We remark that a one-dimensional $F$-algebra with non-trivial multiplication may also be examined in terms of the presence of non-vanishing idempotent elements; that is, we seek
$0 \ne \alpha \in F, \; (\alpha x)^2 = \alpha x, \tag{31}$
from which
$\alpha^2 \beta x = \alpha^2 x^2 = (\alpha x)^2 = \alpha x; \tag{32}$
thus again as above,
$\alpha \beta = 1, \tag{32}$
which as we have seen above ((12)-(17)) shows that $\alpha x$ is the multiplicative identity of $\mathcal A$. Similarly, in the event that $\mathcal A$ is multiplicatively trivial, 
$x^2 = 0, \; \forall x \in \mathcal A; \tag{33}$
every element of $\mathcal A$ is nilpotent.
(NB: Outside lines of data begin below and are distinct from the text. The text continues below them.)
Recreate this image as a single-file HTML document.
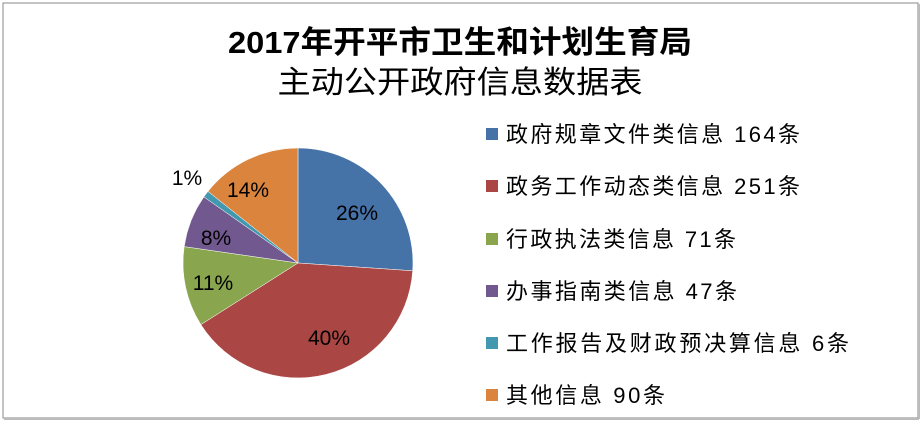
<!DOCTYPE html>
<html><head><meta charset="utf-8"><style>
body{margin:0;background:#fff;}
svg text{font-family:"Liberation Sans","Noto Sans CJK SC",sans-serif;}
</style></head><body>
<svg width="921" height="421" xmlns="http://www.w3.org/2000/svg">
<rect x="0" y="0" width="921" height="421" fill="#fff"/>
<rect x="3" y="3" width="915" height="415" fill="#fff" stroke="#888" stroke-width="1"/>
<line x1="4" y1="419" x2="919" y2="419" stroke="#bbb" stroke-width="2"/>
<line x1="919" y1="4" x2="919" y2="419" stroke="#bbb" stroke-width="2"/>
<text x="460" y="53" text-anchor="middle" font-size="31" font-weight="bold" fill="#000" textLength="464" lengthAdjust="spacingAndGlyphs">2017年开平市卫生和计划生育局</text>
<text x="460" y="93" text-anchor="middle" font-size="31" fill="#000" textLength="365" lengthAdjust="spacingAndGlyphs">主动公开政府信息数据表</text>
<g stroke="#fff" stroke-width="0.5">
<path d="M298,263 L298,148 A115,115 0 0 1 412.7,270.8 Z" fill="#4572A7"/>
<path d="M298,263 L412.7,270.8 A115,115 0 0 1 200.9,324.6 Z" fill="#AA4643"/>
<path d="M298,263 L200.9,324.6 A115,115 0 0 1 184.2,246.6 Z" fill="#89A54E"/>
<path d="M298,263 L184.2,246.6 A115,115 0 0 1 203.9,196.9 Z" fill="#71588F"/>
<path d="M298,263 L203.9,196.9 A115,115 0 0 1 208.0,191.4 Z" fill="#4198AF"/>
<path d="M298,263 L208.0,191.4 A115,115 0 0 1 298,148 Z" fill="#DB843D"/>
</g>
<g font-size="21" fill="#000" text-anchor="middle">
<text x="357" y="220">26%</text>
<text x="329" y="345">40%</text>
<text x="213" y="290">11%</text>
<text x="216" y="245">8%</text>
<text x="187" y="185">1%</text>
<text x="248" y="197">14%</text>
</g>
<g font-size="22" fill="#000" lengthAdjust="spacingAndGlyphs">
<rect x="486" y="128" width="12" height="12" fill="#4572A7"/><text x="506" y="142" textLength="294">政府规章文件类信息 164条</text>
<rect x="486" y="180" width="12" height="12" fill="#AA4643"/><text x="506" y="194" textLength="294">政务工作动态类信息 251条</text>
<rect x="486" y="233" width="12" height="12" fill="#89A54E"/><text x="506" y="247" textLength="230">行政执法类信息 71条</text>
<rect x="486" y="285" width="12" height="12" fill="#71588F"/><text x="506" y="299" textLength="231">办事指南类信息 47条</text>
<rect x="486" y="337" width="12" height="12" fill="#4198AF"/><text x="506" y="351" textLength="343">工作报告及财政预决算信息 6条</text>
<rect x="486" y="389" width="12" height="12" fill="#DB843D"/><text x="506" y="403" textLength="159">其他信息 90条</text>
</g>
</svg>
</body></html>
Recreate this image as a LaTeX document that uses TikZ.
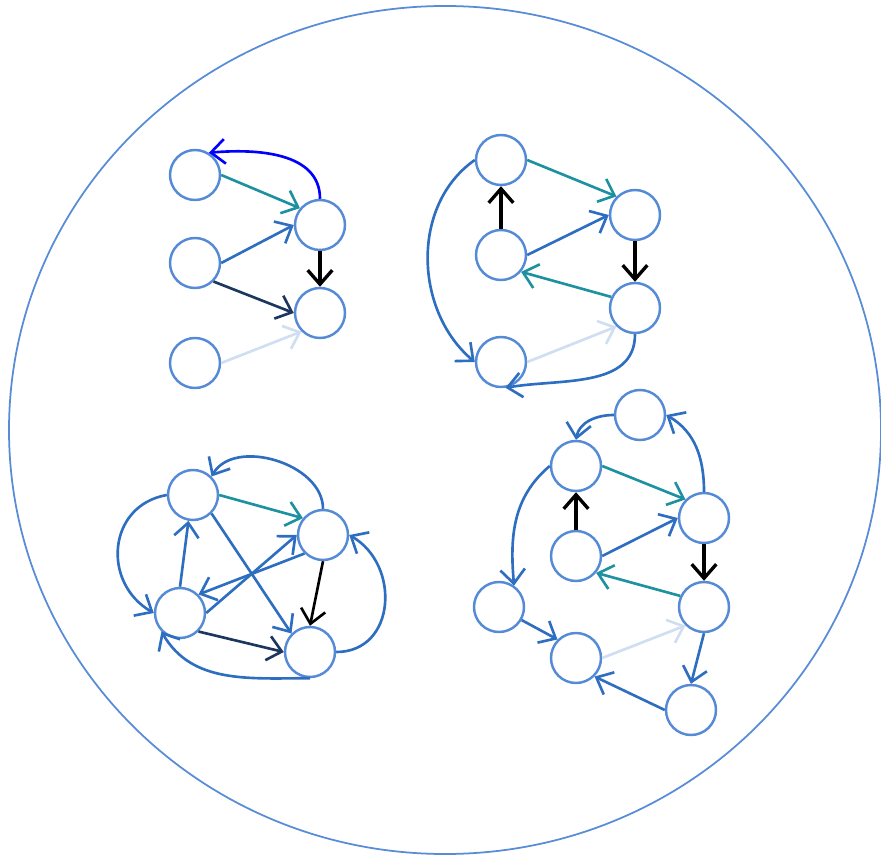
\documentclass[tikz,border=0pt]{standalone}
\usepackage{tikz}
\usetikzlibrary{arrows.meta,positioning}
\definecolor{ringblue}{RGB}{88,140,215}
\definecolor{nodeblue}{RGB}{85,138,214}
\definecolor{edgeblue}{RGB}{46,110,192}
\definecolor{edgeteal}{RGB}{30,145,160}
\definecolor{edgenavy}{RGB}{28,55,95}
\definecolor{edgepale}{RGB}{208,222,242}

\begin{document}
\begin{tikzpicture}[x=0.02cm,y=-0.02cm,>={Straight Barb[length=8pt,width=14pt]},
  vtx/.style={circle,draw=nodeblue,line width=1.4pt,fill=white,minimum size=1cm,inner sep=0pt},
  blu/.style={->,edgeblue,line width=1.5pt},
  tea/.style={->,edgeteal,line width=1.5pt},
  nav/.style={->,edgenavy,line width=1.5pt},
  pal/.style={->,edgepale,line width=1.5pt},
  blk/.style={->,black,line width=1.9pt}]
\useasboundingbox (0,0) rectangle (881,857);
% outer ring
\draw[ringblue,line width=1pt] (445,430) ellipse [x radius=436, y radius=424];
% vertices of the four graphs
\foreach \n/\x/\y in {a1/195/175,b1/195/263,c1/195/363,d1/320/225,e1/320/313,
  a2/501/160,b2/501/255,c2/501/362,d2/635/215,e2/635/308,
  a3/193/495,b3/323/535,c3/180/613,d3/310/652,
  a4/640/415,b4/576/466,c4/704/518,d4/576/556,e4/704/607,f4/499/607,g4/576/658,h4/691/710}
  \node[vtx] (\n) at (\x,\y) {};

% graph 1 (top left)
\draw[tea] (a1.east) -- (d1.140);
\draw[blu] (b1.east) -- (d1.west);
\draw[nav] (b1.-45) -- (e1.west);
\draw[pal] (c1.east) -- (e1.225);
\draw[blk] (d1.south) -- (e1.north);
\draw[->,blue,line width=1.5pt] (d1.north) to[out=90,in=5] (a1.58);

% graph 2 (top right)
\draw[tea] (a2.east) -- (d2.135);
\draw[blk] (b2.north) -- (a2.south);
\draw[blu] (b2.east) -- (d2.west);
\draw[blk] (d2.south) -- (e2.north);
\draw[tea] (e2.155) -- (b2.-40);
\draw[pal] (c2.east) -- (e2.225);
\draw[blu] (e2.south) to[out=-90,in=10] (c2.-80);
\draw[blu] (a2.west) to[out=215,in=140] (c2.west);

% graph 3 (bottom left)
\draw[tea] (a3.east) -- (b3.140);
\draw[blu] (a3.-45) -- (d3.135);
\draw[blu] (c3.north) -- (a3.-100);
\draw[blu] (c3.east) -- (b3.west);
\draw[blu] (b3.225) -- (c3.45);
\draw[nav] (c3.-45) -- (d3.west);
\draw[->,black,line width=1.5pt] (b3.south) -- (d3.north);
\draw[blu] (b3.north) to[out=90,in=60] (a3.45);
\draw[blu] (a3.west) to[out=190,in=150,looseness=1.3] (c3.west);
\draw[blu] (d3.east) to[out=0,in=-30,looseness=1.3] (b3.east);
\draw[blu] (d3.south) to[out=180,in=-60] (c3.-135);

% graph 4 (bottom right)
\draw[blu] (a4.west) to[out=180,in=80] (b4.north);
\draw[blu] (c4.north) to[out=90,in=-30] (a4.east);
\draw[tea] (b4.east) -- (c4.135);
\draw[blk] (d4.north) -- (b4.south);
\draw[blu] (d4.east) -- (c4.west);
\draw[blk] (c4.south) -- (e4.north);
\draw[tea] (e4.155) -- (d4.-40);
\draw[blu] (b4.west) to[out=220,in=95] (f4.55);
\draw[blu] (f4.-30) -- (g4.135);
\draw[pal] (g4.east) -- (e4.225);
\draw[blu] (e4.south) -- (h4.north);
\draw[blu] (h4.west) -- (g4.-45);
\end{tikzpicture}
\end{document}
In summary, we see that $\mathcal A$ is always isomorphic to $F$ when considered as a mere $F$-vector space; when considered as an $F$-algebra, however, $\mathcal A$ may either be isomorphic to $F$ or to the multiplicatively trivial algebra in which every product is $0$.  There are thus precisely two isomorphism classes of $F$-algebras satisfying (8).
A: There is a unique associative unital $\Bbb{R}$-algebra of rank $1$.
Proof.
Let $A$ be an $\Bbb{R}$-algebra of rank $1$.
Since $\Bbb{R}$ is a field, the map $\Bbb{R}\to A$ defined by $r\mapsto r\cdot 1$ is a unital ring homomorphism and therefore injective (since $A\ne 0$, because it has rank 1). However, since $\Bbb{R}$ and $A$ both have dimension $1$, it must also be surjective. Thus it is an isomorphism.

In general, let $k$ be a field. All rank $n$ algebras over $k$ are quotients of $k\langle x_1,\ldots,x_{n-1}\rangle $. ($n \ne 0$)

Proof.
Let $A$ be a rank $n$ $k$-algebra. Since $A\ne 0$, $1\ne 0$ in $A$.
Extending $\{1\}$ to a basis, we let $1,X_1,\ldots,X_{n-1}$ be a basis for $A$. Then define $\phi:k\langle x_1,\ldots,x_{n-1}\rangle \to A$ by $x_i\mapsto X_i$. Since $1,X_1,\ldots,X_{n-1}$ are in the image of $\phi$, $\phi$ is surjective. Thus $A$ is a quotient of $k\langle x_1,\ldots,x_{n-1} \rangle$ by the first isomorphism theorem.
The reason this is a generalization is that when $n=1$, we have that every rank $1$ algebra is a quotient of $k$, which immediately tells us that the unique rank $1$ algebra over any field is just $k$.